Cet important résultat a été obtenu grâce aussi à la disponibilité des médicaments. En 2023, le Niger n’a pas de problème de rupture de médicaments antirétroviraux (ARV). « Cependant, nous avons constamment des ruptures en ce qui concerne les anti IO (anti infections opportunistes) », précise le directeur de MVS. L’ONG enregistre très peu d’abandon, mais connait des cas appelés ‘‘perdu de vue’’ et qui sont régulièrement recherchés pour les sensibiliser.
Les premières activités de MVS portaient d’ailleurs sur la sensibilisation des jeunes à Niamey, au niveau de son siège « RIVOLI » situé sur une route animée par des professionnelles du sexe. A partir de 1999, MVS a créé la première Cellule de prise en charge des personnes vivant avec le VIH/Sida au Niger. L’ONG a également mis en place, en 2002, le premier Centre de Dépistage Anonyme et Volontaire (CEDAV) au Niger et une cellule d’expertise en conseils sur les IST/VIH/Sida (ECONVISI) en 2004.
L’association a par ailleurs amorcé une décentralisation de ses activités par la création d’antennes SOS dépistage volontaires intégrant des unités de soins dans les régions de Tahoua (2003), Zinder (2004) et Agadez (2005). En 2006, des pools de formateurs régionaux en renforcement de capacités des acteurs de lutte contre les IST-VIH/SIDA ont également été créés dans les huit (8) régions du Niger. « Malheureusement, faute de financements, les antennes régionales de MVS ne sont plus fonctionnelles », explique Abdou Adamou.
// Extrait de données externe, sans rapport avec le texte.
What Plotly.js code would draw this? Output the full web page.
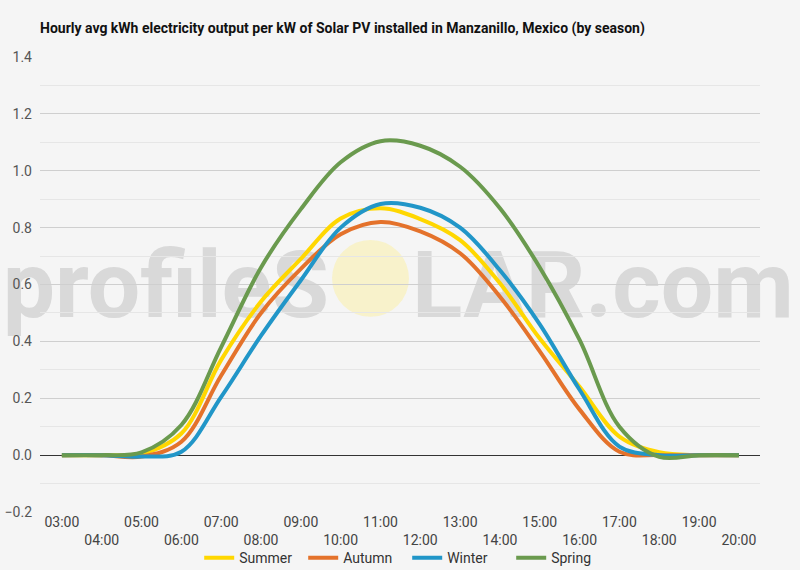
<!DOCTYPE html>
<html>
<head>
<meta charset="utf-8">
<script src="https://cdn.plot.ly/plotly-3.0.1.min.js"></script>
<style>
  html, body { margin: 0; padding: 0; background: #f5f5f5; }
  #chart { width: 800px; height: 570px; }
</style>
</head>
<body>
<div id="chart"></div>
<script>
// hours of the day, 03:00 .. 20:00
const hours = [3, 4, 5, 6, 7, 8, 9, 10, 11, 12, 13, 14, 15, 16, 17, 18, 19, 20];

const summer = [0, 0, 0.005, 0.076, 0.335, 0.54, 0.69, 0.832, 0.868, 0.83, 0.756, 0.604, 0.41, 0.24, 0.065, 0.01, 0, 0];
const autumn = [0, 0, -0.005, 0.047, 0.28, 0.50, 0.655, 0.777, 0.82, 0.787, 0.71, 0.557, 0.365, 0.16, 0.012, 0, 0, 0];
const winter = [0, 0, -0.005, 0.012, 0.205, 0.42, 0.615, 0.80, 0.883, 0.87, 0.80, 0.65, 0.46, 0.23, 0.03, 0, 0, 0];
const spring = [0, 0, 0.01, 0.106, 0.38, 0.66, 0.865, 1.03, 1.104, 1.088, 1.014, 0.868, 0.66, 0.405, 0.10, -0.006, 0, 0];

const seasons = ['Summer', 'Autumn', 'Winter', 'Spring'];
const colors = ['#FFD700', '#E4722B', '#2196C8', '#6A9A4E'];

function hourLabel(h) {
    return String(h).padStart(2, '0') + ':00';
}

const oddHours = hours.filter(h => h % 2 === 1);
const evenHours = hours.filter(h => h % 2 === 0);

const data = [summer, autumn, winter, spring].map((vals, i) => ({
    type: 'scatter',
    mode: 'lines',
    x: hours,
    y: vals,
    name: seasons[i],
    line: { color: colors[i], width: 4, shape: 'spline', smoothing: 1 },
    hoverinfo: 'x+y+name'
}));

// invisible copy on the second x axis so the even-hour labels get drawn
data.unshift({
    type: 'scatter',
    mode: 'lines',
    x: hours,
    y: summer,
    xaxis: 'x2',
    line: { color: 'rgba(0,0,0,0)', width: 0 },
    showlegend: false,
    hoverinfo: 'skip'
});

const xRange = [2.45, 20.53];
const tickFont = { family: 'Roboto, sans-serif', size: 14, color: '#444' };
const markFont = { family: 'Roboto, sans-serif', size: 93, weight: 'bold', color: 'rgba(170,170,170,0.38)' };

const layout = {
    width: 800,
    height: 570,
    paper_bgcolor: '#f5f5f5',
    plot_bgcolor: '#f5f5f5',
    margin: { l: 40, r: 40, t: 57, b: 58, autoexpand: false },
    title: {
        text: '<b>Hourly avg kWh electricity output per kW of Solar PV installed in Manzanillo, Mexico (by season)</b>',
        font: { family: 'Roboto, sans-serif', size: 14, color: '#111' },
        x: 0.05,
        xanchor: 'left',
        xref: 'container',
        y: 0.951,
        yanchor: 'middle'
    },
    xaxis: {
        range: xRange,
        tickmode: 'array',
        tickvals: oddHours,
        ticktext: oddHours.map(hourLabel),
        showgrid: false,
        zeroline: false,
        showline: false,
        ticks: '',
        tickfont: tickFont,
        fixedrange: true
    },
    xaxis2: {
        range: xRange,
        overlaying: 'x',
        anchor: 'y',
        side: 'bottom',
        tickmode: 'array',
        tickvals: evenHours,
        ticktext: evenHours.map(hourLabel),
        ticklabelstandoff: 18,
        showgrid: false,
        zeroline: false,
        showline: false,
        ticks: '',
        tickfont: tickFont,
        fixedrange: true
    },
    yaxis: {
        range: [-0.2, 1.4],
        dtick: 0.2,
        tickformat: '.1f',
        showgrid: true,
        gridcolor: '#cfcfcf',
        gridwidth: 1,
        minor: { dtick: 0.1, showgrid: true, gridcolor: '#e6e6e6', gridwidth: 1 },
        zeroline: true,
        zerolinecolor: '#333',
        zerolinewidth: 1,
        ticks: '',
        ticklabelstandoff: 7,
        tickfont: { family: 'Roboto, sans-serif', size: 14, color: '#555' },
        fixedrange: true
    },
    showlegend: true,
    legend: {
        orientation: 'h',
        x: 0.509,
        xanchor: 'center',
        xref: 'container',
        y: 0.021,
        yanchor: 'middle',
        yref: 'container',
        bgcolor: 'rgba(0,0,0,0)',
        font: { family: 'Roboto, sans-serif', size: 14, color: '#333' },
        itemwidth: 30,
        entrywidth: 59,
        traceorder: 'normal'
    },
    shapes: [
        // watermark: "profileS" + sun + "LAR.com"
        {
            type: 'rect', xref: 'paper', yref: 'paper', layer: 'between',
            x0: -0.0556, x1: 0.4056, y0: 0.429, y1: 0.598,
            line: { width: 0 }, fillcolor: 'rgba(0,0,0,0)',
            label: { text: 'profileS', textposition: 'middle right', padding: 0, font: markFont }
        },
        {
            type: 'circle', xref: 'paper', yref: 'paper', layer: 'between',
            x0: 0.4056, x1: 0.5125, y0: 0.429, y1: 0.598,
            line: { width: 0 }, fillcolor: 'rgba(250,240,175,0.6)'
        },
        {
            type: 'rect', xref: 'paper', yref: 'paper', layer: 'between',
            x0: 0.5125, x1: 1.0556, y0: 0.429, y1: 0.598,
            line: { width: 0 }, fillcolor: 'rgba(0,0,0,0)',
            label: { text: 'LAR.com', textposition: 'middle left', padding: 0, font: markFont }
        }
    ],
    hovermode: 'closest'
};

Plotly.newPlot('chart', data, layout, { displayModeBar: false, staticPlot: true });
</script>
</body>
</html>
L’autre difficulté de l’ONG est le fait que certains patients donnent de faux noms, de faux contacts téléphoniques. On a aussi des patients qui n’ont pas de téléphone. Ces situations ne permettent pas de retrouver le patient lorsqu’il est perdu de vue. M. Abdou Adamou pense que les patients doivent respecter les RDV et prendre correctement leur traitement. Les mesures préventives qui leur sont enseignées complètent le traitement et contribuent à l’amélioration de leur santé. Selon le directeur de MVS, le traitement ARV est un traitement à vie. « Même si on se porte très bien, on doit respecter la prise des médicaments, les RDV et les mesures préventives », précise-t-il. C’est pourquoi, M. Abdou Adamou demande aux patients de bien suivre leur traitement afin d’avoir une charge virale indétectable et de la maintenir pour leur propre santé et pour la santé des autres.